One of the great levelers is that we all need to use the toilet.  We all poo.  Every single one of us.

Those of us who are fortunate enough to have modern flush toilets have become accustomed to having the unpleasantness just go away with the touch of a button or the push of a lever.  Our human waste just goes away. But it doesn't.  We know that it goes into the sewer or septic tank.  What ever we throw down the toilet, goes there too.

When visiting the Greek islands we were confronted with a new rule.  The only thing that gets flushed is what comes out of our bodies. The paperwork that goes along with this bodily function goes in the little bin next to the toilet. So, you wipe yourself afterward and put the paper in the basket, not down the toilet.

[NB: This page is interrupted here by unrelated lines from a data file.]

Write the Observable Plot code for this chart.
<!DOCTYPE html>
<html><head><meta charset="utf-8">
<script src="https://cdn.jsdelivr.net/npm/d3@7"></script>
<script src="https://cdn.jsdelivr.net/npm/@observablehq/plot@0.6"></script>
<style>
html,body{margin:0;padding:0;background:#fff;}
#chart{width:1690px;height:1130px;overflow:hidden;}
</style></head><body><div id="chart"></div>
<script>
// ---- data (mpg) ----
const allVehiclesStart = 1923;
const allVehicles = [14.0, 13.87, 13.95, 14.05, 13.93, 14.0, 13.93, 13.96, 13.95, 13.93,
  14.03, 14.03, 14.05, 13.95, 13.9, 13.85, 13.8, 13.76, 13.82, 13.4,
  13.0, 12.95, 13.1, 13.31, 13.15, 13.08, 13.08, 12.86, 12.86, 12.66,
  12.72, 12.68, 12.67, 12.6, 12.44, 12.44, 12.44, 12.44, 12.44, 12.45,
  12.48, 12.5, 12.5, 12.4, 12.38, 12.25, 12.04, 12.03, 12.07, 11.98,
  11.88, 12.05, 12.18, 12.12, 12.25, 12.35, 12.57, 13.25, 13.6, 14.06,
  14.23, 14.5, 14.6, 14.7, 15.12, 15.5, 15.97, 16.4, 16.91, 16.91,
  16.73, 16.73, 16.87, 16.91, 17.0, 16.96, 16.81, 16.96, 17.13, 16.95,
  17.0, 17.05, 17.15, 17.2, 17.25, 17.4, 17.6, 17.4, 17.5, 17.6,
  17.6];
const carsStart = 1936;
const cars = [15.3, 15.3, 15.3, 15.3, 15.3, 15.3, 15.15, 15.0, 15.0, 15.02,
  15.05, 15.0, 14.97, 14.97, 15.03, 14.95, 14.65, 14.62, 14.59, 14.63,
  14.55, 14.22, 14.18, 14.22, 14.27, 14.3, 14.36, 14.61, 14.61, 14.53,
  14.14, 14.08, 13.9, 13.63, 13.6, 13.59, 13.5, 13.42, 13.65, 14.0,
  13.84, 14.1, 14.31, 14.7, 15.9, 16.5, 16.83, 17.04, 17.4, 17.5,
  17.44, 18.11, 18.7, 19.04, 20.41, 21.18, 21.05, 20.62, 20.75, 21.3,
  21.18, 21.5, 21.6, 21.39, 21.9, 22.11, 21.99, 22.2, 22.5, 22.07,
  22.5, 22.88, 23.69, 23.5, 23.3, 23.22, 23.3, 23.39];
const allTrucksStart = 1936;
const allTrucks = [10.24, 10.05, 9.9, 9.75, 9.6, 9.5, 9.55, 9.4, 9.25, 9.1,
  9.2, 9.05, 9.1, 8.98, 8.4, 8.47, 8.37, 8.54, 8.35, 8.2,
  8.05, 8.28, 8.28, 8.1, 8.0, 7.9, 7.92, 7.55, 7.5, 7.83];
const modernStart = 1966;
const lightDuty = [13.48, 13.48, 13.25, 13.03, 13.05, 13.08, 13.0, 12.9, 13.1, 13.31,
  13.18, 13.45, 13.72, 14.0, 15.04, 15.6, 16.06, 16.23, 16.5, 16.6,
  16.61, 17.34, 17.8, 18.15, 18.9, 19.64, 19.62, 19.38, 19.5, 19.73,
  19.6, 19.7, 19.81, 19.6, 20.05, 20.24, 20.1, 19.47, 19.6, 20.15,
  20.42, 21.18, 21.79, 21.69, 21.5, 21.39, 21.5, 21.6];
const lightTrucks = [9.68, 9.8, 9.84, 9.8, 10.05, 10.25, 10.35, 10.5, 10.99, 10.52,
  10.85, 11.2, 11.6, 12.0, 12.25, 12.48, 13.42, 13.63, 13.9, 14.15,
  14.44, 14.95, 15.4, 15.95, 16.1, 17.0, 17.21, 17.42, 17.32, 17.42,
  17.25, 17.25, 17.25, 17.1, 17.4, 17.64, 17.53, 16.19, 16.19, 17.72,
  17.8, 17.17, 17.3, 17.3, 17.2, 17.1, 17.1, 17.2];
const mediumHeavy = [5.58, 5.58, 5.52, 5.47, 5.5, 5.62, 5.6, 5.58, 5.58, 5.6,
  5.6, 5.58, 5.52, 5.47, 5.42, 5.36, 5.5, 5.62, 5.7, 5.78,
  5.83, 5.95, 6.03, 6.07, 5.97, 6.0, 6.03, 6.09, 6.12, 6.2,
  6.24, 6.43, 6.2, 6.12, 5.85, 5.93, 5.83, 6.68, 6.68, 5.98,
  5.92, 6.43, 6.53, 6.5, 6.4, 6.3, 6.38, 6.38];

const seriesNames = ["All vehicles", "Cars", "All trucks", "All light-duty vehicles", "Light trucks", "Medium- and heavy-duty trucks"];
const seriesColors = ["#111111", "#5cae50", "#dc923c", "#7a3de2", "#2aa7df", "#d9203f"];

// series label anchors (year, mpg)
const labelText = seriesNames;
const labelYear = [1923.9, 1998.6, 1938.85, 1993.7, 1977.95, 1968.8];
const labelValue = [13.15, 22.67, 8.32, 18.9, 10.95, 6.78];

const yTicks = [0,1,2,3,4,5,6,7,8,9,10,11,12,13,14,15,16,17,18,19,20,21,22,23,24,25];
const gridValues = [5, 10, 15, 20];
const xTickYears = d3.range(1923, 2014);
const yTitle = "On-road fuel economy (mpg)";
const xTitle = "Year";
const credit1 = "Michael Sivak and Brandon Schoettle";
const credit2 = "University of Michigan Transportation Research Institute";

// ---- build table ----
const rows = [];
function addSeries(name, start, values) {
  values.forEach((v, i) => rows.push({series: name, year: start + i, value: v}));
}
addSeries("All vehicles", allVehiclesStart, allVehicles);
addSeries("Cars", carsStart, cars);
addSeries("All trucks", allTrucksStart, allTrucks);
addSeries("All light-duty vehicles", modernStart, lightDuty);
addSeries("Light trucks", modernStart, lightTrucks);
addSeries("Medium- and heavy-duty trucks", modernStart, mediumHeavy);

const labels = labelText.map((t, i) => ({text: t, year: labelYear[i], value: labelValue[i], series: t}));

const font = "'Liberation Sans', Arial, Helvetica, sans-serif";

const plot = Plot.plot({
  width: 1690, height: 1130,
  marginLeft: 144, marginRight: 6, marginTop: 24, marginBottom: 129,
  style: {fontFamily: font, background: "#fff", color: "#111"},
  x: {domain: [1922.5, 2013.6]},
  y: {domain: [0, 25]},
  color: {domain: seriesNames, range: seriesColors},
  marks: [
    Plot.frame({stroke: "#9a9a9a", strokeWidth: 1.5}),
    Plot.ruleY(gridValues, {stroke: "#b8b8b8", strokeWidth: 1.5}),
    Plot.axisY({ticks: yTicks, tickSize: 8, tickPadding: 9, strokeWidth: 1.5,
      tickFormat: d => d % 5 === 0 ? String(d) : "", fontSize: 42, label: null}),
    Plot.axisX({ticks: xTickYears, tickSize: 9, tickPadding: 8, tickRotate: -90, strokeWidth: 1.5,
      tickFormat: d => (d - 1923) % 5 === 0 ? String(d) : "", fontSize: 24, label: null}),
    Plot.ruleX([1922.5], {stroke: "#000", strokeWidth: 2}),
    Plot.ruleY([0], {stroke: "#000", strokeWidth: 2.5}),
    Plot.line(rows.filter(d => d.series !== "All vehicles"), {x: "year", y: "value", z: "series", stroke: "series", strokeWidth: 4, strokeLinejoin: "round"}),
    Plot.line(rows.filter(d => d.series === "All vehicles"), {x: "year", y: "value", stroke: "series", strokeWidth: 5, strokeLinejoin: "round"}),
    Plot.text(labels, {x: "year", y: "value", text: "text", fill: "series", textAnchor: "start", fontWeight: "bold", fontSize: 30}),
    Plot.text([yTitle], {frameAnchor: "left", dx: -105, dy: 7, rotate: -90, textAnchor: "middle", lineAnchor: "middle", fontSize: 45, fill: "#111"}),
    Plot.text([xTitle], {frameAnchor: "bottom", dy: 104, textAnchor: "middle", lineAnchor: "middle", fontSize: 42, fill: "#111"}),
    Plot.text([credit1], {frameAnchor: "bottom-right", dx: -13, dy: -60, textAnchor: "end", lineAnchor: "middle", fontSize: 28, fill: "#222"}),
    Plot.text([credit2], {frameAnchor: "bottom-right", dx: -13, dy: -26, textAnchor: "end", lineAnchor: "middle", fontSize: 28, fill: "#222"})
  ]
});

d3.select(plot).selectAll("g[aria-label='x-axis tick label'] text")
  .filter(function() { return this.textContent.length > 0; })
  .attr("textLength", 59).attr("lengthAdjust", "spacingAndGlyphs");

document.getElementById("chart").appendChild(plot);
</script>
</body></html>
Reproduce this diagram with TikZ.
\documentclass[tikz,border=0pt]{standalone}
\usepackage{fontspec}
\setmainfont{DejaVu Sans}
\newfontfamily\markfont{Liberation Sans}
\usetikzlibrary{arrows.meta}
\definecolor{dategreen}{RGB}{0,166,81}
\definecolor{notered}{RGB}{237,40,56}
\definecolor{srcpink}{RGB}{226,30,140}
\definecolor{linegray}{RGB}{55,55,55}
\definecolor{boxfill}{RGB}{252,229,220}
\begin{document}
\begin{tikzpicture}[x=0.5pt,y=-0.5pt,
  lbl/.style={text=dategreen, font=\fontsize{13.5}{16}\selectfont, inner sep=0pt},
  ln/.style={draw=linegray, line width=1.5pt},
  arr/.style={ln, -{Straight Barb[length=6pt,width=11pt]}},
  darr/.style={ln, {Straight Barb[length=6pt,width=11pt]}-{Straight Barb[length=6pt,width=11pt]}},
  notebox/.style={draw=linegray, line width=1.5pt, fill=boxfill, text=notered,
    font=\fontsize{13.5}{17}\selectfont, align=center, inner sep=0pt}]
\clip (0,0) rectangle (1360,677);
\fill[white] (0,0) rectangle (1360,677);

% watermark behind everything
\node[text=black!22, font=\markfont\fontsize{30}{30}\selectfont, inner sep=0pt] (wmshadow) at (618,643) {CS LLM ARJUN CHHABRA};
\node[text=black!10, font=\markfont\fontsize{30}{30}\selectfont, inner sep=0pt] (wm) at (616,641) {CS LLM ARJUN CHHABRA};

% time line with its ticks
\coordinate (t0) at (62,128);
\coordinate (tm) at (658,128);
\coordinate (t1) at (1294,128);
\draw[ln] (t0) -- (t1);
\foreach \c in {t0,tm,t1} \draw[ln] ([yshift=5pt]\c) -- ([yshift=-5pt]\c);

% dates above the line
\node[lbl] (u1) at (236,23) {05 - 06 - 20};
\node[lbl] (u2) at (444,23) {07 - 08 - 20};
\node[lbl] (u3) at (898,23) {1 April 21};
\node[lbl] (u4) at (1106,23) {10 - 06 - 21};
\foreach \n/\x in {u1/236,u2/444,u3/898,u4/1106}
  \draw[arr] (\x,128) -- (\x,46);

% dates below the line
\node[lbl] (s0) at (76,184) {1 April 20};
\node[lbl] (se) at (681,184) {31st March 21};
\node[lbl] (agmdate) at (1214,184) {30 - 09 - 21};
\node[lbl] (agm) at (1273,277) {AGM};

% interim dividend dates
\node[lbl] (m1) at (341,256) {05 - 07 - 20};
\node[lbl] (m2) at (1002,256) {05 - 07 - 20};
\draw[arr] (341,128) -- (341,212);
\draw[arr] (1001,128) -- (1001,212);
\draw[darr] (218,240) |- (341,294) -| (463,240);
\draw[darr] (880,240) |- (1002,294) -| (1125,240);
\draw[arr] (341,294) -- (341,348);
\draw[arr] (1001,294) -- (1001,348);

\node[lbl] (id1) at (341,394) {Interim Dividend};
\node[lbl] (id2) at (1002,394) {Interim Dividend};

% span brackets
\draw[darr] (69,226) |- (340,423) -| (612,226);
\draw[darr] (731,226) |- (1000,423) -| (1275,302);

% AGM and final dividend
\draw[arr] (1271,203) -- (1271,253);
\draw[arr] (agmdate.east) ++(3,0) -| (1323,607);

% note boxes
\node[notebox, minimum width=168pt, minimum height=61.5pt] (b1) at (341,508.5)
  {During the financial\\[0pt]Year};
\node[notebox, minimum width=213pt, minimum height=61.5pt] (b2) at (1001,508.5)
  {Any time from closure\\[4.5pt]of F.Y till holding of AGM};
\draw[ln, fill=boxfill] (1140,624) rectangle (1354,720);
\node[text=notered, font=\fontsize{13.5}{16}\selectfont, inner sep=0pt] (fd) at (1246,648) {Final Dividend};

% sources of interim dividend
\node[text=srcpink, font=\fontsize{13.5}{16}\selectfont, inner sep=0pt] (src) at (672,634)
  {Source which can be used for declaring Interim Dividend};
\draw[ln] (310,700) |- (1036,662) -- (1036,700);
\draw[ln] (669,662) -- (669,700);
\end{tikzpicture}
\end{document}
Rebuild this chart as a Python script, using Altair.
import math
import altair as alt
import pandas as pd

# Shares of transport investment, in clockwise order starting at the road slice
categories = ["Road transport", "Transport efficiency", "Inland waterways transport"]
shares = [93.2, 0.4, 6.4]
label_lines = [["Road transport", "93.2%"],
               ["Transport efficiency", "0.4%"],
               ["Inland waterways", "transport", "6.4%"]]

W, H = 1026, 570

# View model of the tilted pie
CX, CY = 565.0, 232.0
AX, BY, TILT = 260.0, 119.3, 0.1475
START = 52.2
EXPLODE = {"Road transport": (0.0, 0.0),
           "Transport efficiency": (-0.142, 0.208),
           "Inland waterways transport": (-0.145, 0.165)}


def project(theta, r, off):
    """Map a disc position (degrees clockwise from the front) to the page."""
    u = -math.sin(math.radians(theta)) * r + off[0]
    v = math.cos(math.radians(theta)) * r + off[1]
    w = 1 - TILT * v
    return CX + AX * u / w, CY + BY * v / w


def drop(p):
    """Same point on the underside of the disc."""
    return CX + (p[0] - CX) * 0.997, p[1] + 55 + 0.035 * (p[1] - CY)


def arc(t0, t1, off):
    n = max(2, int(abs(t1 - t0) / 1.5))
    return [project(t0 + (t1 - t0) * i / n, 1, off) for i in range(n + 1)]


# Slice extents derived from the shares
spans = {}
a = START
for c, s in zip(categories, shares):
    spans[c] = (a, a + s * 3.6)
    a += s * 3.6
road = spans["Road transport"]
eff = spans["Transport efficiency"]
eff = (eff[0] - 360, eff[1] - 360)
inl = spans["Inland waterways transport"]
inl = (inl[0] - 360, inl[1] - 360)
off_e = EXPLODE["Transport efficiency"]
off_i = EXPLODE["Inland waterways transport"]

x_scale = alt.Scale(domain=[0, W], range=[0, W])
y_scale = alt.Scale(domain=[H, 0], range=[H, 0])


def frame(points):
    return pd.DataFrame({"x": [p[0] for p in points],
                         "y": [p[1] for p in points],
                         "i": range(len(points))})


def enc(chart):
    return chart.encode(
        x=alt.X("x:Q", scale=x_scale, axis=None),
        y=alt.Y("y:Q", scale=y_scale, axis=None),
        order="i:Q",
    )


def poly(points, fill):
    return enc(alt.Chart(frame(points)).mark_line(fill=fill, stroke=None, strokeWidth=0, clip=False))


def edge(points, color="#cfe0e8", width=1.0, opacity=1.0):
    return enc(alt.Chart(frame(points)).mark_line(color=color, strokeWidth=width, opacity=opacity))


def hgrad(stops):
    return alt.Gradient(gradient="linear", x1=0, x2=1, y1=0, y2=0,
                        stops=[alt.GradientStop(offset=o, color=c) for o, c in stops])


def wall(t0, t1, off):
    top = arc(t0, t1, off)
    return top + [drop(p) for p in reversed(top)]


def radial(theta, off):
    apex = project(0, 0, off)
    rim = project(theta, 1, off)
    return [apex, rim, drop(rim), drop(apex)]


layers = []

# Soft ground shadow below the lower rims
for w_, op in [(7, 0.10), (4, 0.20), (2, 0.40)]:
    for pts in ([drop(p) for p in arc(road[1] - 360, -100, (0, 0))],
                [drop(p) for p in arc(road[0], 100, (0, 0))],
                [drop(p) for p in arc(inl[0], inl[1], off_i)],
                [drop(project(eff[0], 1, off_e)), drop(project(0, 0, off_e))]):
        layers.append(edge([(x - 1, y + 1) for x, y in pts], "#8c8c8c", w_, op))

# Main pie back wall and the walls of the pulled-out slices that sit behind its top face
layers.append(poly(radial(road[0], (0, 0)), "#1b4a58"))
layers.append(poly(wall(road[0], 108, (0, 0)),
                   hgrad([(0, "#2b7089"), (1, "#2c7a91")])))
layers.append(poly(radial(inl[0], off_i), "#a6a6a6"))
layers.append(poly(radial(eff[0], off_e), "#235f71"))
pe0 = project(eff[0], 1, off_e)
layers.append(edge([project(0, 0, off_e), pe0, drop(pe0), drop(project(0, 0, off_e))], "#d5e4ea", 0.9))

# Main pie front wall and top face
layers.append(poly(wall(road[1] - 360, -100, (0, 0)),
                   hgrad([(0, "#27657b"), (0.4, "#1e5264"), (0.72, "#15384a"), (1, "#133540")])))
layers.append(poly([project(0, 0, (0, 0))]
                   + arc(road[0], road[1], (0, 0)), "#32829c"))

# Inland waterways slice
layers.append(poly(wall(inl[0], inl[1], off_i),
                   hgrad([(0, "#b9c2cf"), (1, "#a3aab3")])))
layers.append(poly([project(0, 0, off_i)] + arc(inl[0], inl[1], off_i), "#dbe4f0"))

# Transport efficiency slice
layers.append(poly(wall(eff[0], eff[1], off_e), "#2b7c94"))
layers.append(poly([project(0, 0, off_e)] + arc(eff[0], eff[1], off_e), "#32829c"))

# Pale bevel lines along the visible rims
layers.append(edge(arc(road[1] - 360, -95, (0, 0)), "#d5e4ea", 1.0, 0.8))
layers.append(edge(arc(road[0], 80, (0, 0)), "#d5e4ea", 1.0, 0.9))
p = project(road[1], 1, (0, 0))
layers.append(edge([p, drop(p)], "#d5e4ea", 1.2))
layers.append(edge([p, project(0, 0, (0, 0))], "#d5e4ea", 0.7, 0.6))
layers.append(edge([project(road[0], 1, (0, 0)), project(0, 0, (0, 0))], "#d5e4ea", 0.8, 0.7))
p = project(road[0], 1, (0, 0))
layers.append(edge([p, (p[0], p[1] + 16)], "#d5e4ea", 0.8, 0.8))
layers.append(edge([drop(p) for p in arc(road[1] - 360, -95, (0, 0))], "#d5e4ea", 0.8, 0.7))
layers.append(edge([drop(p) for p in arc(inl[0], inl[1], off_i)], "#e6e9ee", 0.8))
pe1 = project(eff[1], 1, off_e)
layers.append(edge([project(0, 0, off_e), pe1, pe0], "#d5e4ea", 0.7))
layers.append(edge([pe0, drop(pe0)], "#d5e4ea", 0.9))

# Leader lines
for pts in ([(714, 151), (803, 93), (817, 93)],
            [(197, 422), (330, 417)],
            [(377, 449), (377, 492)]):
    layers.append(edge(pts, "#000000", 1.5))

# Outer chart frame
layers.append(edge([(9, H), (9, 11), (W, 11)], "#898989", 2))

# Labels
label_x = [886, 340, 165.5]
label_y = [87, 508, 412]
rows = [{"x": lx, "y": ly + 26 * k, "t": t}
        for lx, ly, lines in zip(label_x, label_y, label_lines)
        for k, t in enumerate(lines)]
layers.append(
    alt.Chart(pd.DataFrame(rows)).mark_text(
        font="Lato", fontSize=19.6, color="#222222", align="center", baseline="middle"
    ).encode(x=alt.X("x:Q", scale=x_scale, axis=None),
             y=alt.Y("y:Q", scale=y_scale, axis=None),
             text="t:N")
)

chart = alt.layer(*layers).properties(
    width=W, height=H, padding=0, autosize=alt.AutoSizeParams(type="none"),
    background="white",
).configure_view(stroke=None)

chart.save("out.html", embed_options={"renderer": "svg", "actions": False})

My initial reaction was, "Ew!"  I'd rather it just get dropped after use into the darkness of the water and never be seen again.  I didn't want any further interaction.  But, as a good guest in somebody else's country, I did as custom dictated and disposed of the toilet paper in the bin rather than flushing it.  After a few days, I didn't even think about it.  I just complied.

The diameter of standard plumbing in Greece cannot handle paper.  Use the bin provided.  You get used to it.  Woe to the tourist who clogs the system by ignoring the custom.  I wouldn't want to be the cause of having to call the plumber out or the reason there is a back up of nastiness.

The benefit of this is that the seas the Greek islands I have been to have been fabulous!  So clean and unpolluted. I was able to contrast this with the water around Malta.  Same sea but different regulations.  The sea was much more polluted.

One of the benefits of only flushing what comes out of your bottom and not the paperwork afterward, is that very little else will be flushed.  No tampons will be made to disappear.  No condoms or ear swabs and certainly no moist towelettes.

See where I am headed with this?  The toilet is not this magical device that makes things disappear.  Flushed items do not just go away.  They go somewhere.  Biological waste will be managed.  It will be processed.  The other stuff won't.

A lot of the plastic will end up having to be scraped out of the sewers by actual people who are paid to do it.  Condoms, dental floss and disposable wipes are the big culprits in the sewer.  What doesn't get cleared out by those poor people, may end up on our oceans.

There are vast rafts or gyres of plastic in our oceans.   They are so large that they have names.

Please don't flush anything down the toilet that hasn't come out of your body or is actual toilet paper.